Tessa Skilton has a small backyard, just outside the sliding glass door of her apartment.

“It’s like my little Eden,” Skilton said. “I can’t be kicked off. I can’t be told to leave. I can enjoy it the way it is.”

After 10 years of living on the street, after years of addiction, Skilton has a place of her own.

Tessa Skilton, left, and her friend Alicia Stanard are thrilled that Skilton has her own apartment. Skilton spent 10 years on the streets, homeless. Photo by Mike Schultz
Tessa Skilton, left, and her friend Alicia Stanard are thrilled that Skilton has her own apartment. Skilton spent 10 years on the streets, homeless. Photo by Mike Schultz

“Get on the list. Definitely get on the list,” she said. “Contact the resources. They are there for a reason. Somewhere, there is someone who can help you.

“There are so many displaced people in our society who are just wanting to be productive members of society,” she added. “They just need a hand up, not a handout.”

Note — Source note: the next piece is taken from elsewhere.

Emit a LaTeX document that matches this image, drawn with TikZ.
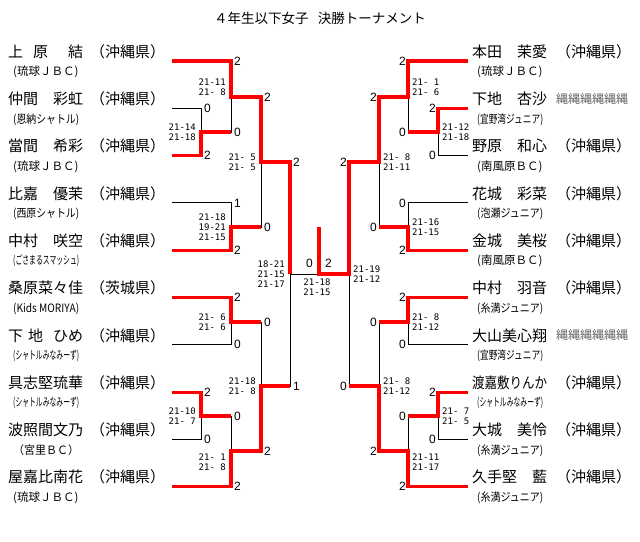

Skilton got into the system, and soon after, she was placed in a shelter for women at St. Luke’s-San Lucas Episcopal Church.

It likely saved her life. 

“I was suicidal. I was just at my wit’s end,” Skilton said. “I had spent 10 years out on the street. It just gets to you. A person can only take so much. When I got the opportunity to get into a shelter, I jumped on it.”

While in the shelter, she took advantage. Showers. Bathroom. Electricity to charge her phone. A mailing address. From the shelter, she was able to sign up for more programs, to seek more aid. Eventually, she received a voucher for housing.

That’s when she found her apartment. It has been a year now since she has been living in her little piece of paradise. 

Earlier this month, the Vancouver Housing Authority, the city of Vancouver, and Clark County gave notice that the Howard Johnson Hotel near Vancouver Mall would be purchased and turned into a 24-hour shelter. Some local business owners expressed concern over the plan.

Skilton, on the other hand, said Southwest Washington needs more shelters. She is living proof that the system can work. Emphasis on living.

Available resources
There are several resources available for a community member who wants to connect a homeless person to assistance, according to the Council for the Homeless.
• Call a homeless street outreach team from SeaMar Health at (360) 831-0908 (option No. 2).
• Call Share at (360) 980-0040.
• Call the Janus youth program, for those under 25, at (360) 314-5716.
• If in a mental health crisis, call 1 (800) 626-8137.
• And for access to shelters, call (360) 695-9677.
• There is also a toolkit on the best ways to talk and offer help to the homeless.
https://www.councilforthehomeless.org/business-toolkit/

The Council for the Homeless also reminds folks to be kind. They are in a crisis.

“It would be a good stepping stone for a lot of people,” she said. “Once they get into a shelter, they have the opportunity to reach out to other resources. You don’t when you’re on the street. You’re very limited on the street.

“Having a phone, being able to be directly contacted, that was vital. A mailing address, too.”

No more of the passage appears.